Exercise instructions
Lines that include the word "this" are the ones to copy.

Provided information

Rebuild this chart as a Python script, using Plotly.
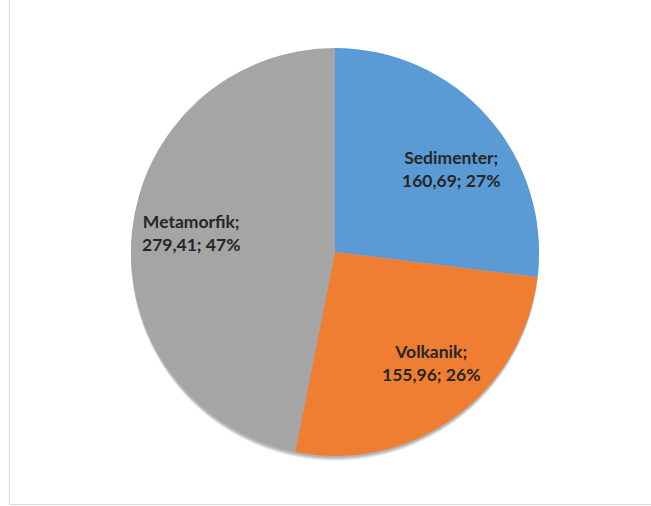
* * *
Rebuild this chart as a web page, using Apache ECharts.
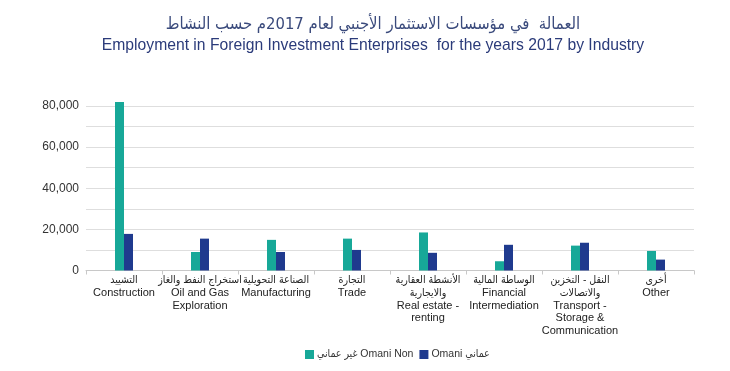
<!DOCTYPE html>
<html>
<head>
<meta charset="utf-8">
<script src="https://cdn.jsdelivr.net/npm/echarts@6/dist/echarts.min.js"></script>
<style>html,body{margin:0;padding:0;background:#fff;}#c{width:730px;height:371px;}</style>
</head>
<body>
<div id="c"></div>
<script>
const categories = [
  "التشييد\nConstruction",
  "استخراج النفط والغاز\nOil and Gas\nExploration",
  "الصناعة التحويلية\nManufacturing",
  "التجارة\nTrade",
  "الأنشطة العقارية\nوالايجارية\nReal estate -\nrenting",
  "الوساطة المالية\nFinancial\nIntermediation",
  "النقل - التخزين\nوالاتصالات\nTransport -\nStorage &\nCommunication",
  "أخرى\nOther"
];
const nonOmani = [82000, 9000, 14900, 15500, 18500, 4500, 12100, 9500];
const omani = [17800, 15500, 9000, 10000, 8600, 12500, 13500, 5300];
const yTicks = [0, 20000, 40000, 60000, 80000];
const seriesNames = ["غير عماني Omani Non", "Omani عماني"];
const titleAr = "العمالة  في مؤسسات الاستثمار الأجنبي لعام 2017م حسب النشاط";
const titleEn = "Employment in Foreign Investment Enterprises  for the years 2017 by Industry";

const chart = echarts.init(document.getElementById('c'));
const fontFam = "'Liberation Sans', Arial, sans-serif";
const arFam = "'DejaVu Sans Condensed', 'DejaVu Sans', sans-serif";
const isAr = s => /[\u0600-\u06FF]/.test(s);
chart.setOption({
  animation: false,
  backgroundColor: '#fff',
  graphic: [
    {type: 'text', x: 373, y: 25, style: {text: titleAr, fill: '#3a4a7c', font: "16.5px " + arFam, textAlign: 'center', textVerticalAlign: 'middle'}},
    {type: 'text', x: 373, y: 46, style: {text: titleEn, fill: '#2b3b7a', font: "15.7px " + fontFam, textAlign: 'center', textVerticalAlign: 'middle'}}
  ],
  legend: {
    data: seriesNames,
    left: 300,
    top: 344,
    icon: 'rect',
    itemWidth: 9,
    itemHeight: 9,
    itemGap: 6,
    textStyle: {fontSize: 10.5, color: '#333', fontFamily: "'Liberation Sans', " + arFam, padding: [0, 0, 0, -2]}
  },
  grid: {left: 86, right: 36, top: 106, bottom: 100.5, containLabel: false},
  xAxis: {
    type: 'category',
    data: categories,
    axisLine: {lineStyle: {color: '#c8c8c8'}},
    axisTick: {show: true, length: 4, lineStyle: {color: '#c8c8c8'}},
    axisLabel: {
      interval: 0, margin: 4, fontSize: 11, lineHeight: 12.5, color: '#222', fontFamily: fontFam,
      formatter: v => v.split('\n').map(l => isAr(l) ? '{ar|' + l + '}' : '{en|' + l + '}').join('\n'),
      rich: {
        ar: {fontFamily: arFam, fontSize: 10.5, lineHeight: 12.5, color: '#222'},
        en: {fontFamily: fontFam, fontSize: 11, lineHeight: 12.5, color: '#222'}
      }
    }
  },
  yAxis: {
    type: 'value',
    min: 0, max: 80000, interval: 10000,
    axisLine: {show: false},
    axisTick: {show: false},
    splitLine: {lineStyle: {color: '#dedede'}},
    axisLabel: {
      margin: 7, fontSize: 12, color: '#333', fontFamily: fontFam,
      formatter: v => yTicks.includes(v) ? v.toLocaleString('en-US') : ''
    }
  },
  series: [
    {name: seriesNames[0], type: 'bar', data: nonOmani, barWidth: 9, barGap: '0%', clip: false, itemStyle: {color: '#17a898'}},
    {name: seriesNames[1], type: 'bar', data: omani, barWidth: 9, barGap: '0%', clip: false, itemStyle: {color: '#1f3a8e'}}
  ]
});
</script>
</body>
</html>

Final result
Rebuild this chart as a Python script, using Plotly.
Rebuild this chart as a web page, using Apache ECharts.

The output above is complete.